En esa época, y como cuenta Buford en su libro "Heat" ("Calor"), traducido y publicado en 2007, Batali pasaba la mayor parte del tiempo haciendo unas tareas tremendamente repetitivas: exprimiendo carcasas de pato, noche tras noche, con ayuda de un artilugio diseñado para extraer hasta la última gota de jugo y hacer un caldo que, a su vez, se reduciría hasta convertirse en una de esas salsas pegajosas y engomadas. El libro de Buford es el producto de una aventura gastronómica que duró dos años, desde las tareas más serviles y duras en un restaurante hasta el viaje de aprendizaje por Italia, paso previo a la siguiente etapa francesa reflejada en "La transmisión del sabor". Fruto de atracones pantagruélicos, veladas etílicas interminables y una larga factura de conocimiento práctico, llegó a decir: "Tengo una personalidad un tanto esquizofrénica.
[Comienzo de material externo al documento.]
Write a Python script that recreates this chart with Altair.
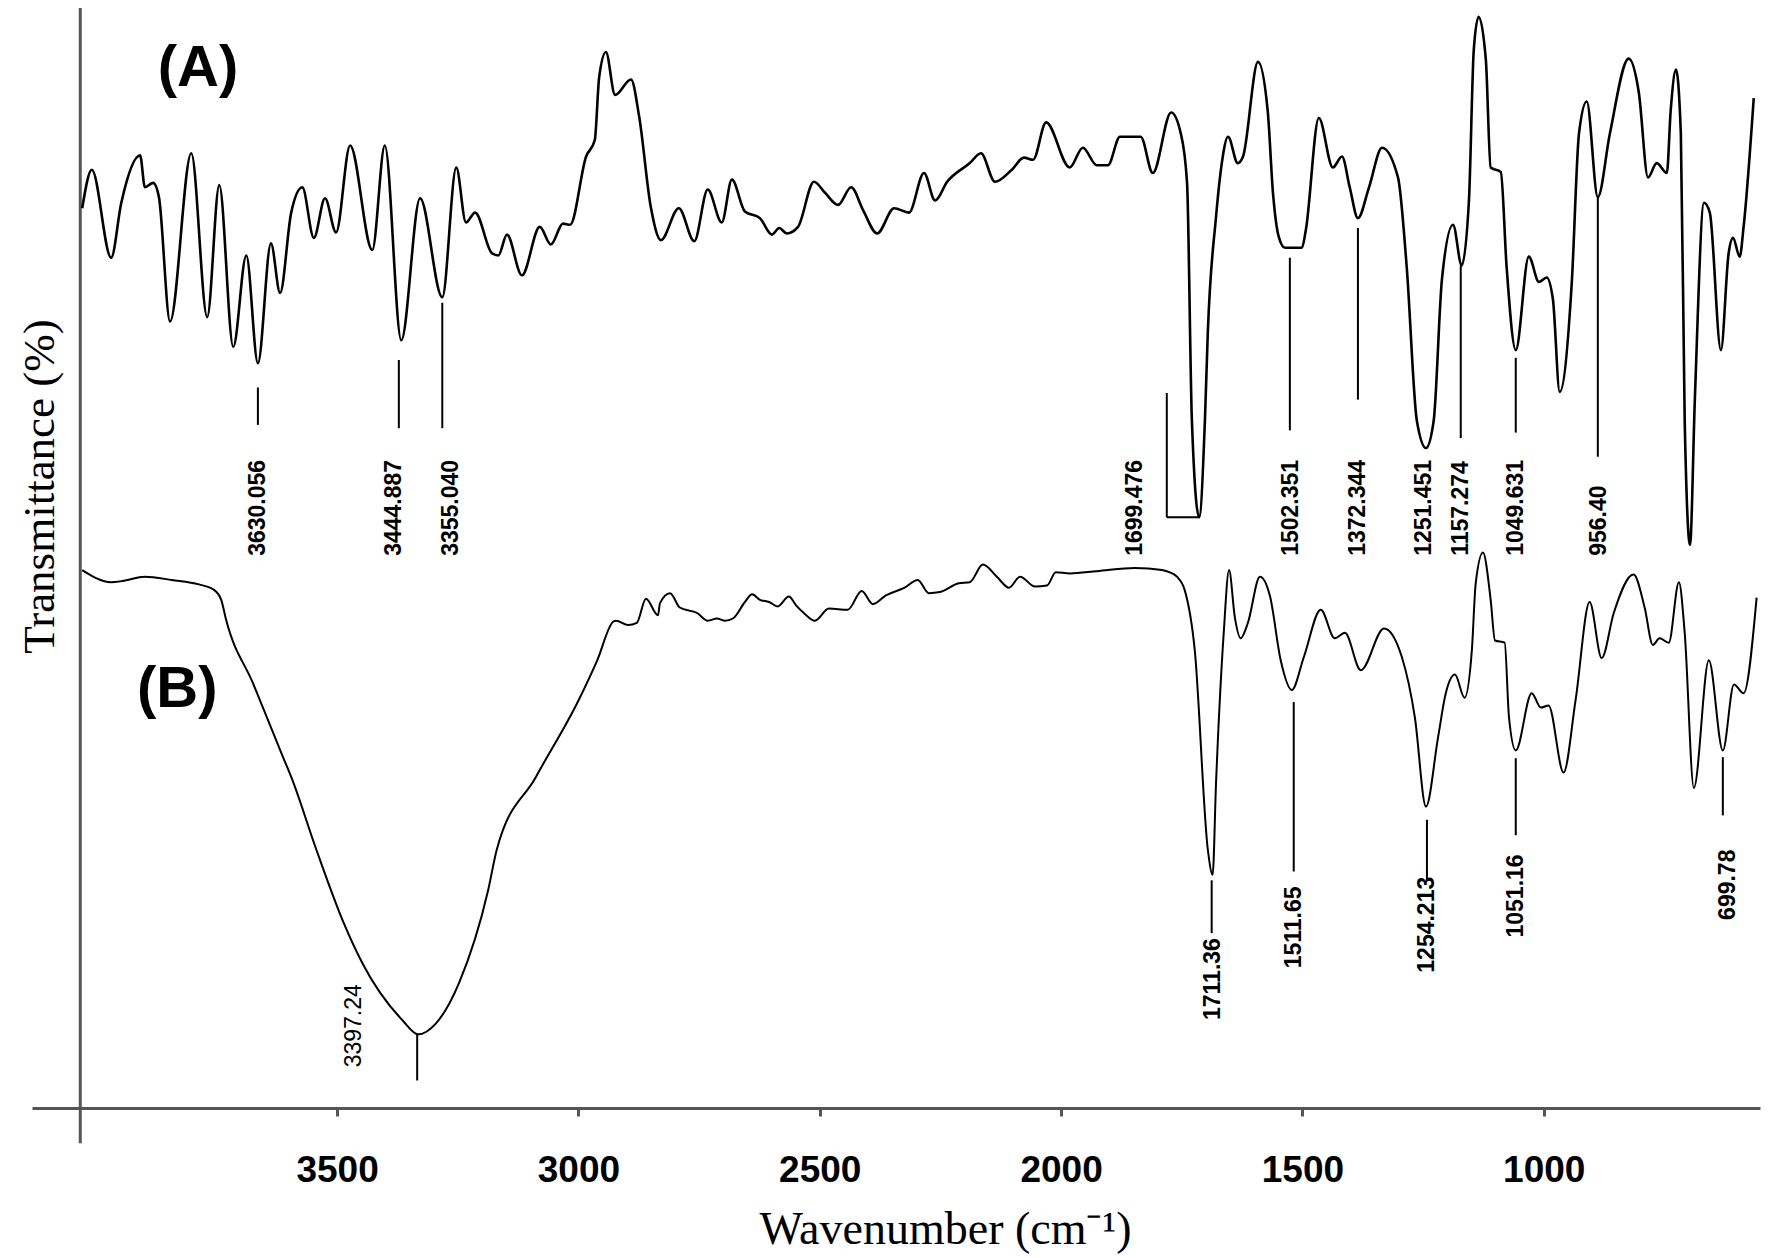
import altair as alt
import pandas as pd

# ---------------- data ----------------
# spectrum (A): (wavenumber cm-1, transmittance %)
a_points = [
    (4028, 81.8), (4008, 85.3), (3968, 77.3), (3947, 82.3), (3908, 86.6), (3898, 83.7),
    (3881, 84.1), (3869, 82.8), (3846, 71.5), (3802, 86.8), (3769, 71.9), (3744, 83.9),
    (3715, 69.2), (3688, 77.5), (3664, 67.7), (3637, 78.6), (3618, 74.1), (3595, 81.4),
    (3572, 83.7), (3548, 79.1), (3525, 82.7), (3502, 79.6), (3473, 87.5), (3427, 78.0),
    (3401, 87.5), (3367, 69.8), (3328, 82.7), (3282, 73.7), (3253, 85.5), (3233, 80.5),
    (3214, 81.4), (3179, 77.7), (3166, 77.5), (3148, 79.4), (3117, 75.7), (3080, 80.1),
    (3057, 78.5), (3032, 80.4), (3017, 80.3), (2984, 86.5), (2966, 88.0), (2957, 93.7),
    (2943, 96.0), (2924, 92.1), (2891, 93.5), (2874, 90.1), (2850, 81.9), (2829, 78.9),
    (2792, 81.8), (2760, 78.8), (2732, 83.5), (2703, 80.5), (2682, 84.4), (2655, 81.5),
    (2624, 80.9), (2599, 79.4), (2584, 80.0), (2568, 79.5), (2545, 80.1), (2512, 84.2),
    (2489, 83.2), (2462, 82.1), (2435, 83.7), (2410, 81.6), (2381, 79.5), (2346, 81.8),
    (2315, 81.4), (2284, 85.0), (2261, 82.5), (2236, 84.2), (2189, 85.9), (2166, 86.8),
    (2137, 84.2), (2102, 85.3), (2077, 86.4), (2058, 86.2), (2031, 89.6), (1982, 85.5),
    (1955, 87.3), (1926, 85.7), (1903, 85.7), (1878, 88.3), (1855, 88.3), (1835, 88.3),
    (1810, 85.0), (1772, 90.5), (1752, 88.6), (1739, 84.1), (1729, 62.5), (1714, 53.7),
    (1702, 62.5), (1696, 70.5), (1679, 81.0), (1667, 85.9), (1654, 88.3), (1634, 85.9),
    (1623, 86.5), (1592, 95.1), (1572, 90.7), (1561, 83.2), (1549, 79.2), (1536, 78.2),
    (1501, 78.2), (1493, 79.8), (1466, 90.0), (1437, 85.5), (1418, 86.5), (1402, 83.7),
    (1385, 80.9), (1362, 83.7), (1335, 87.3), (1302, 84.6), (1284, 76.5), (1263, 62.5),
    (1244, 60.0), (1228, 62.5), (1211, 75.3), (1188, 80.3), (1170, 76.6), (1155, 82.5),
    (1145, 96.2), (1135, 99.2), (1120, 95.3), (1110, 85.5), (1089, 85.1), (1077, 76.5),
    (1058, 68.9), (1031, 77.4), (1010, 75.1), (994, 75.5), (981, 73.5), (967, 65.1),
    (942, 75.0), (927, 88.6), (911, 91.5), (888, 82.8), (863, 88.6), (824, 95.4),
    (803, 92.3), (784, 84.6), (766, 85.9), (745, 85.0), (737, 90.7), (726, 94.4),
    (716, 88.6), (708, 62.5), (697, 51.2), (687, 64.4), (668, 82.3), (656, 81.4),
    (633, 68.9), (617, 77.7), (608, 79.1), (594, 77.4), (586, 80.1), (565, 91.8),
]

# spectrum (B)
b_points = [
    (4028, 48.9), (3968, 47.8), (3945, 47.9), (3898, 48.3), (3842, 48.0), (3786, 47.6),
    (3755, 47.1), (3740, 46.2), (3730, 44.4), (3674, 38.6), (3612, 31.9), (3595, 30.1),
    (3543, 23.5), (3486, 16.8), (3448, 13.2), (3365, 8.0), (3332, 6.7), (3295, 7.7),
    (3247, 11.4), (3187, 19.8), (3169, 23.5), (3088, 30.1), (2997, 37.3), (2961, 40.7),
    (2928, 44.2), (2922, 44.3), (2897, 43.9), (2879, 44.1), (2860, 46.3), (2835, 44.8),
    (2831, 45.9), (2810, 46.8), (2790, 45.5), (2754, 45.0), (2732, 44.3), (2713, 44.5),
    (2696, 44.3), (2680, 44.5), (2655, 46.0), (2640, 46.7), (2624, 46.2), (2605, 46.0),
    (2587, 45.6), (2564, 46.5), (2549, 45.7), (2533, 45.0), (2510, 44.3), (2481, 45.4),
    (2442, 45.3), (2413, 47.0), (2390, 45.8), (2363, 46.6), (2324, 47.3), (2297, 48.0),
    (2274, 46.8), (2251, 46.9), (2212, 47.7), (2189, 47.8), (2162, 49.4), (2133, 48.3),
    (2108, 47.3), (2085, 48.3), (2054, 47.4), (2029, 47.5), (2011, 48.7), (1982, 48.6),
    (1926, 48.8), (1847, 49.1), (1791, 48.9), (1775, 48.7), (1760, 48.3), (1744, 47.1),
    (1723, 41.6), (1696, 23.5), (1686, 21.2), (1679, 29.5), (1663, 43.2), (1652, 48.9),
    (1640, 44.6), (1628, 42.7), (1613, 44.1), (1588, 48.3), (1567, 46.5), (1545, 40.7),
    (1522, 38.0), (1497, 41.0), (1462, 45.3), (1433, 42.7), (1412, 43.2), (1379, 39.8),
    (1331, 43.6), (1294, 41.0), (1267, 35.5), (1244, 27.4), (1219, 33.7), (1203, 37.7),
    (1184, 39.4), (1164, 37.3), (1149, 41.6), (1141, 47.7), (1126, 50.5), (1110, 46.2),
    (1101, 42.5), (1081, 42.3), (1072, 35.5), (1058, 32.5), (1025, 37.7), (1006, 36.4),
    (990, 36.6), (959, 30.5), (934, 37.1), (905, 46.0), (880, 40.9), (855, 45.0),
    (814, 48.5), (791, 45.5), (774, 42.1), (760, 42.7), (741, 42.3), (720, 47.8),
    (708, 43.2), (689, 29.1), (658, 40.7), (629, 32.5), (606, 38.5), (586, 37.7),
    (559, 46.4),
]

# peak labels of (A): text, label position (wavenumber), label foot (transmittance)
a_label_text = ["3630.056", "3444.887", "3355.040", "1699.476", "1502.351",
                "1372.344", "1251.451", "1157.274", "1049.631", "956.40"]
a_label_wn = [3664, 3382, 3264, 1847, 1524, 1385, 1248, 1172, 1058, 886]
a_label_foot = [50.2] * 10

# marker lines of (A): wavenumber, top, bottom
a_mark_wn = [3664, 3372, 3282, 1781, 1526, 1385, 1172, 1058, 888]
a_mark_top = [65.5, 68.0, 73.2, 65.0, 77.3, 80.0, 76.6, 68.2, 82.8]
a_mark_bottom = [62.1, 61.8, 61.8, 53.7, 61.6, 64.4, 60.9, 61.4, 59.2]
# bracket foot for 1699.476
bracket_wn = [1781, 1714]
bracket_t = 53.7

# peak labels of (B)
b_label_text = ["1711.36", "1511.65", "1254.213", "1051.16", "699.78"]
b_label_wn = [1686, 1518, 1242, 1058, 619]
b_label_foot = [8.0, 12.7, 12.3, 15.5, 17.1]
b_mark_wn = [3334, 1688, 1518, 1242, 1058, 629]
b_mark_top = [6.7, 20.7, 36.9, 26.2, 31.8, 31.9]
b_mark_bottom = [2.5, 15.9, 21.5, 20.7, 24.8, 26.6]
b_broad_text = ["3397.24"]
b_broad_wn = [3465]
b_broad_foot = [3.7]

panel_text = ["(A)", "(B)"]
panel_wn = [3788, 3831]
panel_t = [94.5, 38.0]

tick_values = [3500, 3000, 2500, 2000, 1500, 1000]
y_axis_wn = 4032

# ---------------- chart ----------------
W, H = 1728, 1100
xs = alt.Scale(domain=[552, 4132], reverse=True, nice=False, zero=False)
ys = alt.Scale(domain=[0, 100], nice=False, zero=False)

x_axis = alt.Axis(
    values=tick_values, grid=False, format="d",
    labelFont="Liberation Sans", labelFontSize=37, labelFontWeight="bold",
    labelColor="black", labelPadding=36, tickSize=8, tickWidth=3, tickColor="#555",
    domainColor="#555", domainWidth=3,
    title="Wavenumber (cm⁻¹)", titleFont="Liberation Serif", titleFontSize=46,
    titleFontWeight="normal", titleColor="black", titleX=913, titleY=135,
    titleBaseline="alphabetic", titleAlign="center",
)
y_axis = alt.Axis(
    labels=False, ticks=False, domain=False, grid=False,
    title="Transmittance (%)", titleFont="Liberation Serif", titleFontSize=45,
    titleFontWeight="normal", titleColor="black", titleX=21, titleY=478,
    titleAngle=270, titleBaseline="alphabetic", titleAlign="center",
)


def X(field="wn"):
    return alt.X(f"{field}:Q", scale=xs, axis=x_axis)


def Y(field="t"):
    return alt.Y(f"{field}:Q", scale=ys, axis=y_axis)


df_a = pd.DataFrame(a_points, columns=["wn", "t"])
df_b = pd.DataFrame(b_points, columns=["wn", "t"])

line_a = alt.Chart(df_a).mark_line(color="black", strokeWidth=2.6, interpolate="monotone").encode(
    x=X(), y=Y(), order="wn:Q")
line_b = alt.Chart(df_b).mark_line(color="black", strokeWidth=2.0, interpolate="monotone").encode(
    x=X(), y=Y(), order="wn:Q")

df_marks = pd.DataFrame({
    "wn": a_mark_wn + b_mark_wn,
    "t": a_mark_top + b_mark_top,
    "t2": a_mark_bottom + b_mark_bottom,
})
marks = alt.Chart(df_marks).mark_rule(color="black", strokeWidth=2).encode(
    x=X(), y=Y(), y2="t2:Q")

df_bracket = pd.DataFrame({"wn": [bracket_wn[0]], "wn2": [bracket_wn[1]], "t": [bracket_t]})
bracket = alt.Chart(df_bracket).mark_rule(color="black", strokeWidth=2).encode(
    x=X(), x2="wn2:Q", y=Y())

df_yaxis = pd.DataFrame({"wn": [y_axis_wn], "t": [100.0], "t2": [-3.2]})
yaxis_line = alt.Chart(df_yaxis).mark_rule(color="#555", strokeWidth=3).encode(
    x=X(), y=Y(), y2="t2:Q")

df_la = pd.DataFrame({"wn": a_label_wn, "t": a_label_foot, "label": a_label_text})
labels_a = alt.Chart(df_la).mark_text(
    angle=270, align="left", baseline="middle", font="Liberation Sans",
    fontSize=23, fontWeight="bold", color="black").encode(x=X(), y=Y(), text="label:N")

df_lb = pd.DataFrame({"wn": b_label_wn, "t": b_label_foot, "label": b_label_text})
labels_b = alt.Chart(df_lb).mark_text(
    angle=270, align="left", baseline="middle", font="Liberation Sans",
    fontSize=23, fontWeight="bold", color="black").encode(x=X(), y=Y(), text="label:N")

df_lbb = pd.DataFrame({"wn": b_broad_wn, "t": b_broad_foot, "label": b_broad_text})
labels_bb = alt.Chart(df_lbb).mark_text(
    angle=270, align="left", baseline="middle", font="Liberation Sans",
    fontSize=23, fontWeight="normal", color="black").encode(x=X(), y=Y(), text="label:N")

df_panel = pd.DataFrame({"wn": panel_wn, "t": panel_t, "label": panel_text})
panels = alt.Chart(df_panel).mark_text(
    align="center", baseline="middle", font="Liberation Sans",
    fontSize=58, fontWeight="bold", color="black").encode(x=X(), y=Y(), text="label:N")

chart = alt.layer(
    yaxis_line, line_a, line_b, marks, bracket, labels_a, labels_b, labels_bb, panels
).properties(
    width=W, height=H,
    autosize=alt.AutoSizeParams(type="none"),
    padding={"left": 24, "top": 0, "right": 2, "bottom": 147},
    background="white",
).configure_view(stroke=None)

chart.save("out.html", embed_options={"renderer": "svg", "actions": False})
Me deprimo si no cocino y me siento bajo de moral si no escribo". No hace falta ser un genio para cocinar. Ni saber química para freír un huevo o cocerlo a la temperatura adecuada. Simplemente, hay que tener ganas de ello, sin mitificaciones y mistificaciones. Consiste en hacer los alimentos comestibles.

"La transmisión del sabor" es la secuela de "Calor". Igual que el precedente giraba en torno a Italia, este tiene que ver con Francia y la cocina francesa. Comienza cuando Buford se encuentra con el venerado chef francés Michel Richard, un genio alocado, dueño de un restaurante en Washington, DC. Trabaja con él durante ocho meses y regresa a su apartamento en Manhattan. Entonces decide que necesita ir a la fuente, a Francia. Él y su esposa, la experta en vinos Jessica Green, habían dejado sus puestos como editores en "New Yorker" y "Harper’s Bazaar", respectivamente, y se mudaron con sus hijos gemelos de tres años a Lyon. Una vez allí trabaja en el legendario La Mère Brazier durante seis intensos meses, durante los cuales parece sentirse demasiadas veces acosado. En otras se le percibe como un marciano en un mundo ajeno y cerrado. Finalmente concluye con que fue un privilegio haber estado allí. La yuxtaposición entre ese mundo desagradable y brutal y la cima de la civilización que representa la cocina es parte de una tensión más amplia, entre lo rudo y lo refinado, lo rústico y lo elevado, que se encuentra en el mismísimo corazón de la cocina, y particularmente de la francesa. Buford nos muestra ambas pulsiones. Bebe la sangre de un cerdo recién sacrificado, sazonada sólo con sal y pimienta, tan tonificante que siente como si estuviera consumiendo drogas. Por el contrario, la cocina francesa es también un lugar reglado. Existe la forma correcta de colocarse el paño de cocina en la cintura y la de usar un batidor. Una tortilla debe cocinarse de una manera, por definición, si no es así no será una tortilla. Peor aún, no será una tortilla francesa: el mayor crimen de todos. Una traición a una cultura que se expresa en su cocina. Lo rústico y lo elevado es una constante en la metáfora de Buford: la suciedad, que representa la conexión ininterrumpida de un viejo país europeo con la forma en que se hacían las cosas antes de que las granjas industriales produjesen los alimentos del siglo XX. En un suelo vir-gen, no industrializado, donde se cultiva el trigo adecuado, con el que se elabora el pan perfecto y del que florece una cultura alimentaria idónea. El título original del libro, de hecho, es "Dirt", que se puede traducir por tierra abonada.

Como cualquier secuela, la inmersión francesa de Buford lucha con la fórmula italiana de éxito que le precedió. La del escritor que a mediana edad desciende a los infiernos de una cocina extranjera que desconoce. En "La transmisión del sabor" no está la figura poderosa de Batali, que encarna todos excesos. Hay otros mentores, Michel Richard, Daniel Boulud, Mathieu Viannay y un panadero llamado Bob, pero ninguno asume el papel ardiente de Batali en "Calor". Es un libro, probablemente, más personal y vivido, por algo el autor traslada a toda su familia a la capital gastronómica de Francia y vive allí durante cinco años. Carece, sin embargo, de la chisporreante gracia de su predecesor italiano y de la abrasiva inquietud que desprende el libro que escribió infiltrado entre los hooligans ingleses.